TASK GOAL. Print the listing from its top line through the line containing "XAxis, YAxis, ReferenceLine", nothing more, and leave out the pictures.

DATA RECORDS.
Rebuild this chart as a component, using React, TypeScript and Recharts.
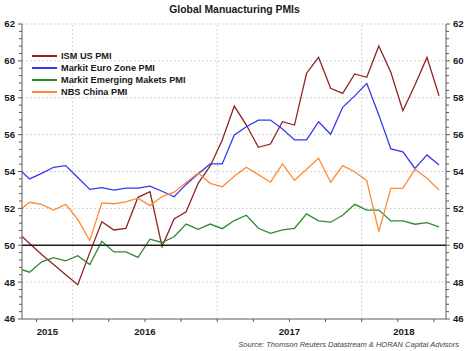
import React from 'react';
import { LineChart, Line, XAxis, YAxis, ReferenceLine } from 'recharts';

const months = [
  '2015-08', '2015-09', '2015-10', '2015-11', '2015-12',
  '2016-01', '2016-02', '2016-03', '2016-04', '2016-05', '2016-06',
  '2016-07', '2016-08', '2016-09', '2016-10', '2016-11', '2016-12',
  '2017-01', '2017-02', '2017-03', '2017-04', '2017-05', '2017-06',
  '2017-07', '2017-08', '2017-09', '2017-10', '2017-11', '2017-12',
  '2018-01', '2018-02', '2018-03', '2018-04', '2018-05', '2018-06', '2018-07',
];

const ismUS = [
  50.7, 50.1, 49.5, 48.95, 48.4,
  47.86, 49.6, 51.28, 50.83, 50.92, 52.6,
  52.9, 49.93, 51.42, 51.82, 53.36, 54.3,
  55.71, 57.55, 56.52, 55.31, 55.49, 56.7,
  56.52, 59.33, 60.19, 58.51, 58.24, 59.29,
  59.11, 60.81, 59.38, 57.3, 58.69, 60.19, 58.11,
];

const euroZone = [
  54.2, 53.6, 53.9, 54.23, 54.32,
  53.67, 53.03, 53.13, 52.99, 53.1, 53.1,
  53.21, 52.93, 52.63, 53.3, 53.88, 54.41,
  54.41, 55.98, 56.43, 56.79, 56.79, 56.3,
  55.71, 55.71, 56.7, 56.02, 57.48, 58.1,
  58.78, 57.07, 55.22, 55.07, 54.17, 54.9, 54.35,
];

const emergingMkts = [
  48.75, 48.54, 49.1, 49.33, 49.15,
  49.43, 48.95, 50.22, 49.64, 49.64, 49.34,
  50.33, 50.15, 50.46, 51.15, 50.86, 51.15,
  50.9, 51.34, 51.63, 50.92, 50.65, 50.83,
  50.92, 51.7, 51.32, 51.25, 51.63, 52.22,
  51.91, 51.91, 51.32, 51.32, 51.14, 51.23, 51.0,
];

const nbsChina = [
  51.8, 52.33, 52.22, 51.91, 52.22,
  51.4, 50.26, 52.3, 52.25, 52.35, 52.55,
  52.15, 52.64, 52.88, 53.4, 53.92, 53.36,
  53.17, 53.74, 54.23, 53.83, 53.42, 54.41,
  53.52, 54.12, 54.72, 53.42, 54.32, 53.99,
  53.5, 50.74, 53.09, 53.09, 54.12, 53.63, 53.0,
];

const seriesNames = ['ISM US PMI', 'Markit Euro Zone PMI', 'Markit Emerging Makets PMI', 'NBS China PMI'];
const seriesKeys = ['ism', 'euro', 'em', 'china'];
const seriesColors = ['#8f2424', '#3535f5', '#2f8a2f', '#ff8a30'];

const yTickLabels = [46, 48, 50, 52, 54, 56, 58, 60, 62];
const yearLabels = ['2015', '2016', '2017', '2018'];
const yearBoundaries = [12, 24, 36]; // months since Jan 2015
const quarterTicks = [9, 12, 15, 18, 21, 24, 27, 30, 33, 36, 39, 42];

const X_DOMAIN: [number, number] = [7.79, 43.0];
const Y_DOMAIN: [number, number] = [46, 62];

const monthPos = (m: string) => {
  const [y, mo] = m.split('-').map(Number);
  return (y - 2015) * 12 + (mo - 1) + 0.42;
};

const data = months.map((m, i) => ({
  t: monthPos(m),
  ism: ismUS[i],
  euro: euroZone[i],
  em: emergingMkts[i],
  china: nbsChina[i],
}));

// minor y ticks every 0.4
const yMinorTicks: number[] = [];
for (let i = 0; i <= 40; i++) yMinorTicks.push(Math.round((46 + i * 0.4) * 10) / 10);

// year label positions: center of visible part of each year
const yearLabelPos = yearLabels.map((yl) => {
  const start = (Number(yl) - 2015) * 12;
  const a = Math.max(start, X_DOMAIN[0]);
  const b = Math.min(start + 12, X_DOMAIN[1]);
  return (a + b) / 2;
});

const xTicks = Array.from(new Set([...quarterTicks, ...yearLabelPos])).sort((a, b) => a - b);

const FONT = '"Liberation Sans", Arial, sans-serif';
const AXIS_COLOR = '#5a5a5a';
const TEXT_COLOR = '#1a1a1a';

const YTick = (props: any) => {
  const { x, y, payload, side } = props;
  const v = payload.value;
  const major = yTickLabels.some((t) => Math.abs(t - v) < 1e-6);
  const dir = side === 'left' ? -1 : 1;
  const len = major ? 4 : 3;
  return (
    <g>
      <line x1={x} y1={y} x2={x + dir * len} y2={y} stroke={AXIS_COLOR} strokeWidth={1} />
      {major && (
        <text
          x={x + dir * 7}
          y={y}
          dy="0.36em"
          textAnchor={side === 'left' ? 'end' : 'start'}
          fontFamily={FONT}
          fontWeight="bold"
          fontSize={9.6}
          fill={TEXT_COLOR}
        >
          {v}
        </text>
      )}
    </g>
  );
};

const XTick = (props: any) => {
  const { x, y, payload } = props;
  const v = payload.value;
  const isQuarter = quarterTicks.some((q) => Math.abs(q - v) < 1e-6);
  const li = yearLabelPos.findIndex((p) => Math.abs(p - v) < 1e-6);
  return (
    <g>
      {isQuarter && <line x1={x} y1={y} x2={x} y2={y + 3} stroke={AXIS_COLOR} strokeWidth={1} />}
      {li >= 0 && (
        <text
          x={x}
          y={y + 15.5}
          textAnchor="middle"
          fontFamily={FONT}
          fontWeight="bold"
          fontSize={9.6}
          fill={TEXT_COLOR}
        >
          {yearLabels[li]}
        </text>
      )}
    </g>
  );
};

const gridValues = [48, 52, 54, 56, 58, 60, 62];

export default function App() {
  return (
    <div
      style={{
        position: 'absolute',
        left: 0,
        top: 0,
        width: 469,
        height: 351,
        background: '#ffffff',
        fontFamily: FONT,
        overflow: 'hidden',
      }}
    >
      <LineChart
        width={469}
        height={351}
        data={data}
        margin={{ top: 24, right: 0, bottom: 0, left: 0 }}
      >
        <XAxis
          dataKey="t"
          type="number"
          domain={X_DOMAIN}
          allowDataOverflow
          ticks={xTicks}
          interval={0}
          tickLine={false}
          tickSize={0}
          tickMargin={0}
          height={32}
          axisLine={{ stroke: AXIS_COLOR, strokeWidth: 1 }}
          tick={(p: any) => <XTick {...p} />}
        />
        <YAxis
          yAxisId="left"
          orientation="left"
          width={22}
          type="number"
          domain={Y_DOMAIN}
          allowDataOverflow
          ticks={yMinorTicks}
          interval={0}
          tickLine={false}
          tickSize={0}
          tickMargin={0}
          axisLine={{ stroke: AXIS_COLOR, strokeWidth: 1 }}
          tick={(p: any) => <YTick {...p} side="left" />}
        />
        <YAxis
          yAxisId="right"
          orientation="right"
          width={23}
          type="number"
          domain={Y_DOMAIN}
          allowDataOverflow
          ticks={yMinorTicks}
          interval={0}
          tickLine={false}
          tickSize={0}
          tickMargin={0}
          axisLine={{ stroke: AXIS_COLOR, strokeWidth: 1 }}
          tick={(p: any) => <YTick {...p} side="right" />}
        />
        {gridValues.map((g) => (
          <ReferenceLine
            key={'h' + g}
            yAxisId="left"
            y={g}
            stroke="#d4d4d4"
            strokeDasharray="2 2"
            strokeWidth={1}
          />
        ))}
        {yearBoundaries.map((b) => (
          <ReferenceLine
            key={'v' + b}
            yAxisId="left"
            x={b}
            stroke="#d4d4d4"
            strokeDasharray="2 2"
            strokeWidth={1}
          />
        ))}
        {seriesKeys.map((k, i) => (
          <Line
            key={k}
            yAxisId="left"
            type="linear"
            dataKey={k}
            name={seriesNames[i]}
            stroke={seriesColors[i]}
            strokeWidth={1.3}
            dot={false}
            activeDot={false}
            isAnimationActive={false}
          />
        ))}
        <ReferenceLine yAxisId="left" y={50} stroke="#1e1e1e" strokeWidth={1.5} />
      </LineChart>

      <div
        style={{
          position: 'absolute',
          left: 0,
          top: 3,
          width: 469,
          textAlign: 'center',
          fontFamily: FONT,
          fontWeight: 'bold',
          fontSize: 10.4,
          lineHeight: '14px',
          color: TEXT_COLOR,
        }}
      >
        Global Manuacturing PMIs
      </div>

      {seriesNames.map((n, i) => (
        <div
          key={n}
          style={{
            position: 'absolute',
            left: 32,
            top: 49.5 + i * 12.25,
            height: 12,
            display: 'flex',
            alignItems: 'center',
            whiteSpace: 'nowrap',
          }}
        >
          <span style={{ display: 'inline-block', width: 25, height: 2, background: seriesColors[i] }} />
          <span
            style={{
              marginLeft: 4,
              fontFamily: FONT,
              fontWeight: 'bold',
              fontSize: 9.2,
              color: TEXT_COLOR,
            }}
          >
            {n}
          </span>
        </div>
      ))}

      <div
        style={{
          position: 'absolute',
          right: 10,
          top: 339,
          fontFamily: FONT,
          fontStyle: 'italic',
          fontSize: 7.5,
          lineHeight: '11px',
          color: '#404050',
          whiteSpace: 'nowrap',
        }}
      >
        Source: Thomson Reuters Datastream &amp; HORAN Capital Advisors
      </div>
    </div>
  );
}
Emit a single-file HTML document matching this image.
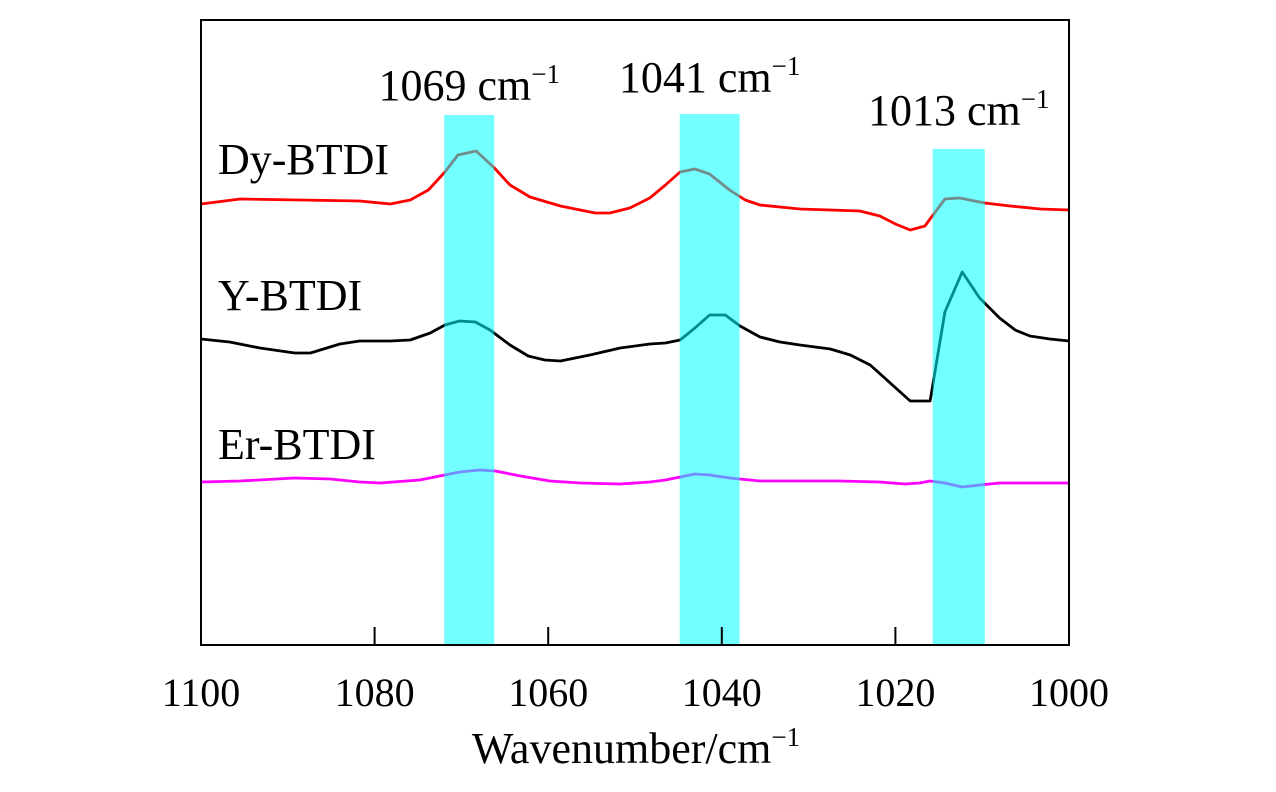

EXERCISE ANSWER.
Rebuild this chart as a component, using React, TypeScript and Recharts.
import React from 'react';
import { LineChart, Line, XAxis, YAxis, ReferenceLine } from 'recharts';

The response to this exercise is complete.